According to the ONS just 2.7% of the UK population is LGBTQIA+. Wildly over-represented in the media, in politics and in academia, if you spend an evening watching the BBC you might have thought that the number was far greater but it is not. In London as a whole the percent is just over 3%, out here in the boonies it is far lower. Things are what they are. But other than casting at least one gay character in almost ever TV drama there are other ways in which activists try to persuade us that thereare far more LGBTQ+ folk than there are, so that there can be more demands for special treatment for a community that is more affluent than the straight community and clearly encountering few glass ceilings these days which is, for the avoidance of doubt, a good thing. Think of gay days.

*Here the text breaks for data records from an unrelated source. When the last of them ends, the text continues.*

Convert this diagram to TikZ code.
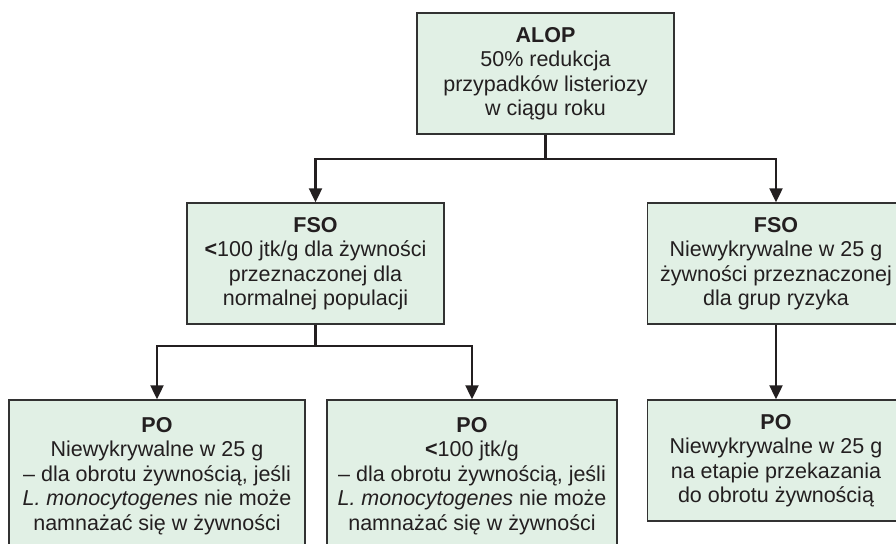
\documentclass[tikz,border=0pt]{standalone}
\usepackage{fontspec}
\setmainfont{Liberation Sans}
\usetikzlibrary{arrows.meta}
\definecolor{boxfill}{RGB}{225,240,229}
\definecolor{boxline}{RGB}{50,50,50}
\definecolor{ink}{RGB}{35,31,32}
\tikzset{
  box/.style={draw=boxline, line width=1.4pt, fill=boxfill, align=center,
    font=\fontsize{21.5}{24.5}\selectfont, inner sep=0pt, text=ink},
  conn/.style={line width=2.2pt, draw=ink},
  arr/.style={conn, -{Triangle[width=13pt,length=14pt]}}
}
\begin{document}
\begin{tikzpicture}[x=1pt,y=1pt]
\useasboundingbox (0,0) rectangle (896,543);
\clip (0,0) rectangle (896,543);
\fill[white] (0,0) rectangle (896,543);

\node[box, minimum width=257pt, minimum height=121pt] (alop) at (545.5,469.5)
  {\textbf{ALOP}\\50\% redukcja\\przypadków listeriozy\\w ciągu roku};

\node[box, minimum width=257pt, minimum height=121pt] (fso1) at (315.5,279.5)
  {\textbf{FSO}\\\textbf{<}100 jtk/g dla żywności\\przeznaczonej dla\\normalnej populacji};

\node[box, minimum width=257pt, minimum height=121pt] (fso2) at (776,279.5)
  {\textbf{FSO}\\Niewykrywalne w 25 g\\żywności przeznaczonej\\dla grup ryzyka};

\node[box, minimum width=296pt, minimum height=152pt] (po1) at (157,67)
  {\textbf{PO}\\Niewykrywalne w 25 g\\– dla obrotu żywnością, jeśli\\\textit{L. monocytogenes} nie może\\namnażać się w żywności};

\node[box, minimum width=290pt, minimum height=152pt] (po2) at (472,67)
  {\textbf{PO}\\\textbf{<}100 jtk/g\\– dla obrotu żywnością, jeśli\\\textit{L. monocytogenes} nie może\\namnażać się w żywności};

\node[box, minimum width=257pt, minimum height=121pt] (po3) at (776,82.5)
  {\textbf{PO}\\Niewykrywalne w 25 g\\na etapie przekazania\\do obrotu żywnością};

% connectors
\draw[conn] (alop.south) -- ++(0,-24) coordinate (j1);
\draw[arr] (j1) -| (fso1.north);
\draw[arr] (j1) -| (fso2.north);

\draw[conn] (fso1.south) -- ++(0,-21) coordinate (j2);
\draw[arr] (j2) -| (po1.north);
\draw[arr] (j2) -| (po2.north);

\draw[arr] (fso2.south) -- (po3.north);
\end{tikzpicture}
\end{document}
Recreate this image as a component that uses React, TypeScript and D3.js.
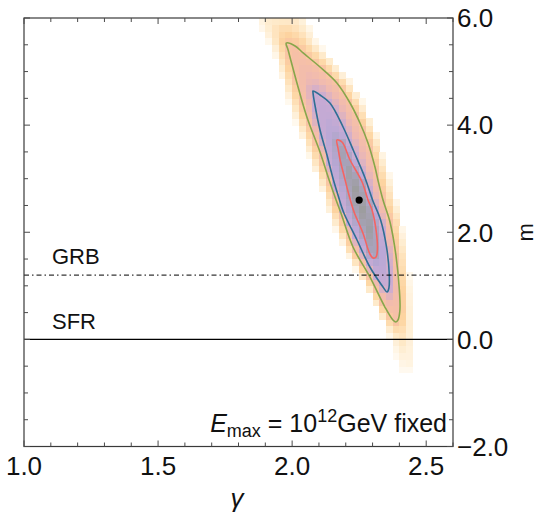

The table below is not entirely accurate. I might argue that World AIDS day is not really a gay day although the gay community in the West was and still is more at risk of this awful disease. But on the other hand it misses out a stack of other events. For instance May 17-22 is Pride week in Trafford. There are local inititiaves to claim extra days throughout the year with local Pride gatherings across the land. But even on the tally below 109 of 365 days a year have been claimed at least once. Some days are double LGBTQIA+. March 31 is not only part of Bisexual Health Awareness Month but also International Transgender day of Visibility.
109 days have been claimed by a community that demands we celebrate what they do, a community which encompasses just 2.7% of the population. Even in the House of Commons less than 8% of MPs are openly gay. As I reported last year, 11.9% of onscreen TV roles are LGBTQIA+ folk. This is over-representation on a large scale but it is nothing like the “day claiming” over-representation. Now we need to ensure that at least 29.7% of zebra crossings are also gay. The fight goes on.